Between the 18th and 19th centuries, the exchange of gifts became a custom, symbolizing the presents that the Magi offered to Jesus. The culture of Santa Claus was added to this. Santa Claus, also known as Saint Nicholas or Kris Kringle, has a long history rooted in Christmas traditions since the 3rd century. Born around 280 CE in Patara, near Myra in Turkey, Santa Claus was the jolly man in red who brought toys to good girls and boys on Christmas Eve.

Dying on December 6, he was revered as the one who traveled the earth at night to distribute gifts to children, becoming venerated as the patron saint. Different colors are attributed to him, some to assign a sacrificial mission to his gifts for children, others for commercial advertising reasons.

It is also noteworthy that December is a winter month in Israel, and when Jesus was born, the shepherds were in the fields with their flocks, placing the period of Christ’s birth in the spring season (cf. Luke 2:8). Certainly, December 25 is the day globally chosen for the commemoration or celebration of the birth of Jesus Christ, but it is only a conventional date where the whole world stops to speak only of the One who came to fulfill everything; it is therefore important not to fall into idolatrous practices condemned by the Word of God.

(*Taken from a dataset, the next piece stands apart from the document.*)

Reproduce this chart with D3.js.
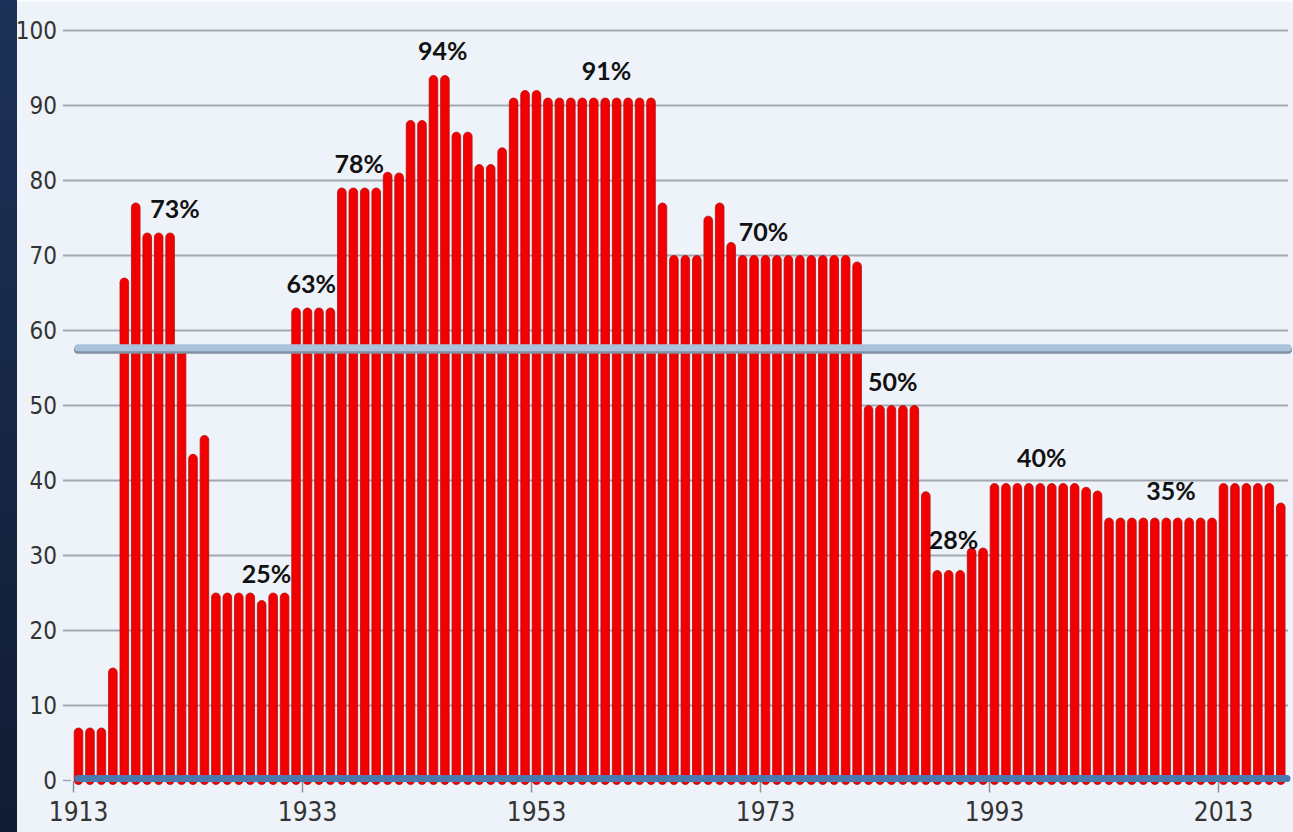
<!DOCTYPE html>
<html>
<head>
<meta charset="utf-8">
<script src="https://cdn.jsdelivr.net/npm/d3@7"></script>
<style>
  html, body { margin: 0; padding: 0; background: #15223d; }
  svg { display: block; }
</style>
</head>
<body>
<div id="chart"></div>
<script>
// top marginal income tax rate, one value per year 1913..2018
const years = d3.range(1913, 2019)
const rates = [
  7, 7, 7, 15, 67, 77, 73, 73, 73, 58, 43.5, 46,
  25, 25, 25, 25, 24, 25, 25,
  63, 63, 63, 63,
  79, 79, 79, 79, 81.1, 81, 88, 88, 94, 94, 86.45, 86.45, 82.13, 82.13, 84.36, 91, 92, 92,
  91, 91, 91, 91, 91, 91, 91, 91, 91, 91,
  77, 70, 70, 70, 75.25, 77, 71.75,
  70, 70, 70, 70, 70, 70, 70, 70, 70, 70, 69.13,
  50, 50, 50, 50, 50, 38.5, 28, 28, 28, 31, 31,
  39.6, 39.6, 39.6, 39.6, 39.6, 39.6, 39.6, 39.6, 39.1, 38.6,
  35, 35, 35, 35, 35, 35, 35, 35, 35, 35,
  39.6, 39.6, 39.6, 39.6, 39.6, 37
]
const yTicks = [0, 10, 20, 30, 40, 50, 60, 70, 80, 90, 100]
const xTicks = [1913, 1933, 1953, 1973, 1993, 2013]
const averageRate = 57.7

// callouts: where the text sits, in year / percent units
const noteYears = [1921.9, 1929.9, 1933.8, 1938.0, 1945.3, 1959.6, 1973.3, 1984.6, 1989.9, 1997.6, 2008.9]
const noteLevels = [75.0, 26.3, 65.0, 81.0, 96.1, 93.4, 71.9, 52.0, 30.9, 41.8, 37.4]
const noteTexts = ['73%', '25%', '63%', '78%', '94%', '91%', '70%', '50%', '28%', '40%', '35%']

const width = 1293
const height = 832

const x = d3.scaleLinear().domain([1913, 2013]).range([73, 1218])
const y = d3.scaleLinear().domain([0, 100]).range([780.5, 30.5])

const svg = d3.select('#chart').append('svg')
  .attr('width', width)
  .attr('height', height)

const defs = svg.append('defs')
const side = defs.append('linearGradient').attr('id', 'side')
  .attr('x1', 0).attr('y1', 0).attr('x2', 0).attr('y2', 1)
side.append('stop').attr('offset', '0%').attr('stop-color', '#1d3158')
side.append('stop').attr('offset', '100%').attr('stop-color', '#111c33')

svg.append('rect').attr('width', 17).attr('height', height).attr('fill', 'url(#side)')
svg.append('rect').attr('x', 17).attr('width', width - 17).attr('height', height).attr('fill', '#eef3fa')
svg.append('rect').attr('x', 17).attr('width', width - 17).attr('height', 2).attr('fill', '#f8fbff')

// grid
svg.append('g')
  .selectAll('line')
  .data(yTicks.filter(d => d > 0))
  .join('line')
  .attr('x1', 63).attr('x2', 1288)
  .attr('y1', d => y(d)).attr('y2', d => y(d))
  .attr('stroke', '#a3a8b0')
  .attr('stroke-width', 2)

// y axis labels
const labelFont = '"Liberation Sans Narrow", "DejaVu Sans Condensed", sans-serif'
const yAxis = svg.append('g')
  .attr('transform', 'translate(64,0)')
  .call(d3.axisLeft(y).tickValues(yTicks).tickSize(0).tickPadding(7))
yAxis.select('.domain').remove()
yAxis.selectAll('text')
  .attr('font-family', labelFont)
  .attr('font-size', 24)
  .attr('fill', '#333')
svg.append('line')
  .attr('x1', 63).attr('x2', 71).attr('y1', y(0)).attr('y2', y(0))
  .attr('stroke', '#a3a8b0').attr('stroke-width', 1.5)

// bars
svg.append('g')
  .selectAll('rect')
  .data(years)
  .join('rect')
  .attr('x', d => x(d) + 1.2)
  .attr('y', (d, i) => y(rates[i]))
  .attr('width', 8.6)
  .attr('height', (d, i) => y(0) - y(rates[i]) + 4)
  .attr('rx', 4.3)
  .attr('fill', '#f20000')
  .attr('stroke', '#b50d0d')
  .attr('stroke-width', 0.8)

// average line
svg.append('line')
  .attr('x1', x(1913) + 5).attr('x2', 1288)
  .attr('y1', y(averageRate) + 2).attr('y2', y(averageRate) + 2)
  .attr('stroke', '#8290a4').attr('stroke-width', 8).attr('stroke-linecap', 'round')
svg.append('line')
  .attr('x1', x(1913) + 5).attr('x2', 1288)
  .attr('y1', y(averageRate)).attr('y2', y(averageRate))
  .attr('stroke', '#abc2dc').attr('stroke-width', 7).attr('stroke-linecap', 'round')

// x axis
const xAxis = svg.append('g')
  .attr('transform', 'translate(0,' + (y(0) + 1) + ')')
  .call(d3.axisBottom(x).tickValues(xTicks).tickFormat(d3.format('d')).tickSize(11).tickPadding(10))
xAxis.select('.domain').remove()
xAxis.selectAll('.tick line').attr('stroke', '#8d929a').attr('stroke-width', 1.5)
xAxis.selectAll('text')
  .attr('dx', 5)
  .attr('font-family', labelFont)
  .attr('font-size', 26)
  .attr('fill', '#333')

svg.append('line')
  .attr('x1', x(1913) + 5).attr('x2', 1287)
  .attr('y1', y(0) - 2).attr('y2', y(0) - 2)
  .attr('stroke', '#4b78ad').attr('stroke-width', 7).attr('stroke-linecap', 'round')

// callouts
svg.append('g')
  .selectAll('text')
  .data(noteTexts)
  .join('text')
  .attr('x', (d, i) => x(noteYears[i]))
  .attr('y', (d, i) => y(noteLevels[i]))
  .attr('text-anchor', 'middle')
  .attr('font-family', 'Lato, "Open Sans", sans-serif')
  .attr('font-weight', 'bold')
  .attr('font-size', 25)
  .attr('fill', '#111')
  .text(d => d)
</script>
</body>
</html>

It is also important to emphasize that in the most spoken Germanic language in the world, which is English, the oldest word used to refer to Christmas is “Yule.” This word came from Old Norse, a language of the ancient Vikings, where they worshipped “jol,” the name of an ancient pagan festival of the winter solstice. During this ritual, the ancient Germans sacrificed a boar and a goat, then they drank and celebrated, calling it the “sacred night,” a name that characterizes the same period, called “Weihnachten” in German.

With Christianization, the word “Yule/Jol” began to refer to the Nativity feast. Moreover, it is from the word “Jol” that the French word “joli” came, speaking of what is beautiful and venerable. As it attracted crowds, in the 12th century, the Christmas celebration began to be referred to as the mass attracting crowds (to the birth) of Christ. From there came the Old English word Cristesmæsse, from which the word “Christmas” originated.